# EXERCISE AIM
Send each entry back exactly as given, pictures excluded.
## Begin DATA FOR PROCESSING
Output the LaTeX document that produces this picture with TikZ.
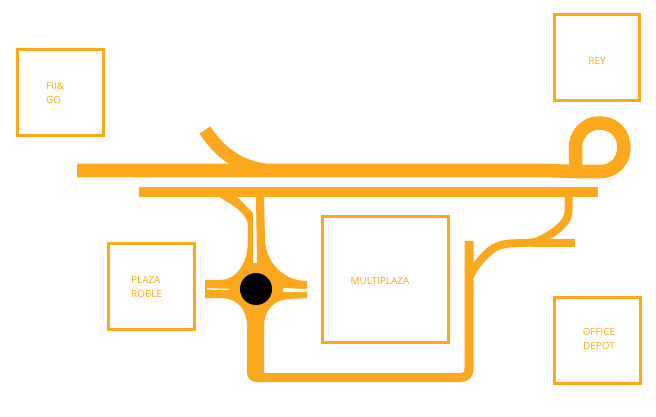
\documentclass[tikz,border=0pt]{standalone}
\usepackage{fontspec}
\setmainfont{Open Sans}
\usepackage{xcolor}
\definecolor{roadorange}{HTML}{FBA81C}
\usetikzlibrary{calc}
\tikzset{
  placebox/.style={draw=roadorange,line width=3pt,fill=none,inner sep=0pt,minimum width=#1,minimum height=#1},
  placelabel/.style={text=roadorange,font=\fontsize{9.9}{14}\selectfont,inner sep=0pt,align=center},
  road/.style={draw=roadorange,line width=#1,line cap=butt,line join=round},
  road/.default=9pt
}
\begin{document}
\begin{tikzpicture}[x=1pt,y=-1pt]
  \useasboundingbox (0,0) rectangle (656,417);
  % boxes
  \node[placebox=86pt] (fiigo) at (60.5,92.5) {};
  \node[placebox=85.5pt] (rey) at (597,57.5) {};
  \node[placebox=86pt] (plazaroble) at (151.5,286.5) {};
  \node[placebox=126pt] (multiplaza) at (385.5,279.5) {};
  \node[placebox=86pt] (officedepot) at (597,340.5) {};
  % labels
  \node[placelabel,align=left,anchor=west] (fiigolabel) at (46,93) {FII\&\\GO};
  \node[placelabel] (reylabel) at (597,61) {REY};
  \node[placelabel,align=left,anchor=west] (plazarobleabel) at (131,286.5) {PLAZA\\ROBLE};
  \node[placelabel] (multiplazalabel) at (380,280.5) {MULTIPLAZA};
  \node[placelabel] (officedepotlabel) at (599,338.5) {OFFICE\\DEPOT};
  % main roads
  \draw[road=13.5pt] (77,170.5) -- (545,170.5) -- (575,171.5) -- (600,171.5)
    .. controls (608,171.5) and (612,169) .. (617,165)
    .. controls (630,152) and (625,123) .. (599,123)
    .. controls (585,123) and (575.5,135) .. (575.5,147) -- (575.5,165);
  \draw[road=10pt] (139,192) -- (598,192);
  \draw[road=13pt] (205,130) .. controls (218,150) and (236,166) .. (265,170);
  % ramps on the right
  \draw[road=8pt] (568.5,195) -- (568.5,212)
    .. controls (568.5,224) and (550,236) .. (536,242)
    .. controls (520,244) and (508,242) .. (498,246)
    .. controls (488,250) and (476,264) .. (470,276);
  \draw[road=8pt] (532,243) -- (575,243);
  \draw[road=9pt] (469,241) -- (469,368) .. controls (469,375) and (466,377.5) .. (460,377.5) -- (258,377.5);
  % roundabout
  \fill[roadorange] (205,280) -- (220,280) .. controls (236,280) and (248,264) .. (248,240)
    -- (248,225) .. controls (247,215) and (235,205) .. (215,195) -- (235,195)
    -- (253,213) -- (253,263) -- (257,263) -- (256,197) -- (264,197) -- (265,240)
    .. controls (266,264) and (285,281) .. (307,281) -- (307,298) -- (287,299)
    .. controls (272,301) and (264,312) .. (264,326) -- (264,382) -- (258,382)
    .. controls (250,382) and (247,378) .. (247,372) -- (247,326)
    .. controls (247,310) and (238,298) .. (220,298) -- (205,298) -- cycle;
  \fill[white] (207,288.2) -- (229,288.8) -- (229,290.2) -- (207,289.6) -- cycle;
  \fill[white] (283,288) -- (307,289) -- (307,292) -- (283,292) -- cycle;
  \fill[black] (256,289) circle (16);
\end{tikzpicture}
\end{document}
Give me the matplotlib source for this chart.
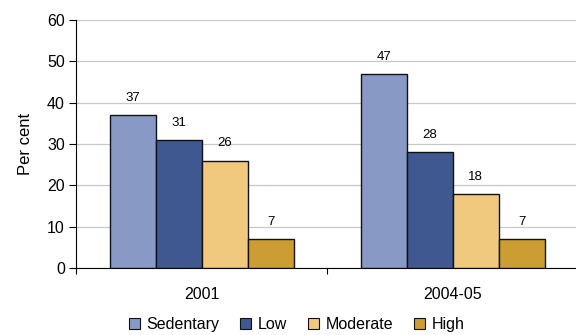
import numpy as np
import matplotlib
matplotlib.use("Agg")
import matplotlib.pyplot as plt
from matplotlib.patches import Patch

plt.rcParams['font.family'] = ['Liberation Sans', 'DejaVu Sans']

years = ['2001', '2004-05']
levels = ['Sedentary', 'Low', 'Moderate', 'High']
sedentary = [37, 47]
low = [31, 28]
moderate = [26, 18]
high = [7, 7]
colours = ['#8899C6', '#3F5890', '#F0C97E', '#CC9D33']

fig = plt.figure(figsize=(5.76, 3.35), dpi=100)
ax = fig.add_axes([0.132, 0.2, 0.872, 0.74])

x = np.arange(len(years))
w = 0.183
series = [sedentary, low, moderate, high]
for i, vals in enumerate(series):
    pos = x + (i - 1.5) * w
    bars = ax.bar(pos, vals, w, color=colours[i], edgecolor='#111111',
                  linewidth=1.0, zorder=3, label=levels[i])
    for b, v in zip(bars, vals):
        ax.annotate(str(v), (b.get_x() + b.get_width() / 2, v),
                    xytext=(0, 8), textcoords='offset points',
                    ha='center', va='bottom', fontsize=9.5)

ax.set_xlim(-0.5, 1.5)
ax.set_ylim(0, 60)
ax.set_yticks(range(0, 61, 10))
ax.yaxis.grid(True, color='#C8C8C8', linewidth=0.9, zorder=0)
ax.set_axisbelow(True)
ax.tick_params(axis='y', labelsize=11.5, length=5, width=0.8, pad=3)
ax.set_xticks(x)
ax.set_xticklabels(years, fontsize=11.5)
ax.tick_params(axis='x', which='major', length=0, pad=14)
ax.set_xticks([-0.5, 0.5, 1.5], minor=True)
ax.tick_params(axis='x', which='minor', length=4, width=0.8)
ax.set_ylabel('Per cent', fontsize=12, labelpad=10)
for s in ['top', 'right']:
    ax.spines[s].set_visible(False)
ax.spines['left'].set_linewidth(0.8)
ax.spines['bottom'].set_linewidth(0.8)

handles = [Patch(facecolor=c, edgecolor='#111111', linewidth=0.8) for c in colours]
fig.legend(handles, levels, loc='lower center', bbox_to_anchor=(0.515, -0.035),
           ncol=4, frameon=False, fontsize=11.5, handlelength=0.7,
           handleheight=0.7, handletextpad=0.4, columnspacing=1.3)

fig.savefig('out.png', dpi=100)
## End DATA FOR PROCESSING
# WORKED ANSWER
Output the LaTeX document that produces this picture with TikZ.
\documentclass[tikz,border=0pt]{standalone}
\usepackage{fontspec}
\setmainfont{Open Sans}
\usepackage{xcolor}
\definecolor{roadorange}{HTML}{FBA81C}
\usetikzlibrary{calc}
\tikzset{
  placebox/.style={draw=roadorange,line width=3pt,fill=none,inner sep=0pt,minimum width=#1,minimum height=#1},
  placelabel/.style={text=roadorange,font=\fontsize{9.9}{14}\selectfont,inner sep=0pt,align=center},
  road/.style={draw=roadorange,line width=#1,line cap=butt,line join=round},
  road/.default=9pt
}
\begin{document}
\begin{tikzpicture}[x=1pt,y=-1pt]
  \useasboundingbox (0,0) rectangle (656,417);
  % boxes
  \node[placebox=86pt] (fiigo) at (60.5,92.5) {};
  \node[placebox=85.5pt] (rey) at (597,57.5) {};
  \node[placebox=86pt] (plazaroble) at (151.5,286.5) {};
  \node[placebox=126pt] (multiplaza) at (385.5,279.5) {};
  \node[placebox=86pt] (officedepot) at (597,340.5) {};
  % labels
  \node[placelabel,align=left,anchor=west] (fiigolabel) at (46,93) {FII\&\\GO};
  \node[placelabel] (reylabel) at (597,61) {REY};
  \node[placelabel,align=left,anchor=west] (plazarobleabel) at (131,286.5) {PLAZA\\ROBLE};
  \node[placelabel] (multiplazalabel) at (380,280.5) {MULTIPLAZA};
  \node[placelabel] (officedepotlabel) at (599,338.5) {OFFICE\\DEPOT};
  % main roads
  \draw[road=13.5pt] (77,170.5) -- (545,170.5) -- (575,171.5) -- (600,171.5)
    .. controls (608,171.5) and (612,169) .. (617,165)
    .. controls (630,152) and (625,123) .. (599,123)
    .. controls (585,123) and (575.5,135) .. (575.5,147) -- (575.5,165);
  \draw[road=10pt] (139,192) -- (598,192);
  \draw[road=13pt] (205,130) .. controls (218,150) and (236,166) .. (265,170);
  % ramps on the right
  \draw[road=8pt] (568.5,195) -- (568.5,212)
    .. controls (568.5,224) and (550,236) .. (536,242)
    .. controls (520,244) and (508,242) .. (498,246)
    .. controls (488,250) and (476,264) .. (470,276);
  \draw[road=8pt] (532,243) -- (575,243);
  \draw[road=9pt] (469,241) -- (469,368) .. controls (469,375) and (466,377.5) .. (460,377.5) -- (258,377.5);
  % roundabout
  \fill[roadorange] (205,280) -- (220,280) .. controls (236,280) and (248,264) .. (248,240)
    -- (248,225) .. controls (247,215) and (235,205) .. (215,195) -- (235,195)
    -- (253,213) -- (253,263) -- (257,263) -- (256,197) -- (264,197) -- (265,240)
    .. controls (266,264) and (285,281) .. (307,281) -- (307,298) -- (287,299)
    .. controls (272,301) and (264,312) .. (264,326) -- (264,382) -- (258,382)
    .. controls (250,382) and (247,378) .. (247,372) -- (247,326)
    .. controls (247,310) and (238,298) .. (220,298) -- (205,298) -- cycle;
  \fill[white] (207,288.2) -- (229,288.8) -- (229,290.2) -- (207,289.6) -- cycle;
  \fill[white] (283,288) -- (307,289) -- (307,292) -- (283,292) -- cycle;
  \fill[black] (256,289) circle (16);
\end{tikzpicture}
\end{document}
Give me the matplotlib source for this chart.
import numpy as np
import matplotlib
matplotlib.use("Agg")
import matplotlib.pyplot as plt
from matplotlib.patches import Patch

plt.rcParams['font.family'] = ['Liberation Sans', 'DejaVu Sans']

years = ['2001', '2004-05']
levels = ['Sedentary', 'Low', 'Moderate', 'High']
sedentary = [37, 47]
low = [31, 28]
moderate = [26, 18]
high = [7, 7]
colours = ['#8899C6', '#3F5890', '#F0C97E', '#CC9D33']

fig = plt.figure(figsize=(5.76, 3.35), dpi=100)
ax = fig.add_axes([0.132, 0.2, 0.872, 0.74])

x = np.arange(len(years))
w = 0.183
series = [sedentary, low, moderate, high]
for i, vals in enumerate(series):
    pos = x + (i - 1.5) * w
    bars = ax.bar(pos, vals, w, color=colours[i], edgecolor='#111111',
                  linewidth=1.0, zorder=3, label=levels[i])
    for b, v in zip(bars, vals):
        ax.annotate(str(v), (b.get_x() + b.get_width() / 2, v),
                    xytext=(0, 8), textcoords='offset points',
                    ha='center', va='bottom', fontsize=9.5)

ax.set_xlim(-0.5, 1.5)
ax.set_ylim(0, 60)
ax.set_yticks(range(0, 61, 10))
ax.yaxis.grid(True, color='#C8C8C8', linewidth=0.9, zorder=0)
ax.set_axisbelow(True)
ax.tick_params(axis='y', labelsize=11.5, length=5, width=0.8, pad=3)
ax.set_xticks(x)
ax.set_xticklabels(years, fontsize=11.5)
ax.tick_params(axis='x', which='major', length=0, pad=14)
ax.set_xticks([-0.5, 0.5, 1.5], minor=True)
ax.tick_params(axis='x', which='minor', length=4, width=0.8)
ax.set_ylabel('Per cent', fontsize=12, labelpad=10)
for s in ['top', 'right']:
    ax.spines[s].set_visible(False)
ax.spines['left'].set_linewidth(0.8)
ax.spines['bottom'].set_linewidth(0.8)

handles = [Patch(facecolor=c, edgecolor='#111111', linewidth=0.8) for c in colours]
fig.legend(handles, levels, loc='lower center', bbox_to_anchor=(0.515, -0.035),
           ncol=4, frameon=False, fontsize=11.5, handlelength=0.7,
           handleheight=0.7, handletextpad=0.4, columnspacing=1.3)

fig.savefig('out.png', dpi=100)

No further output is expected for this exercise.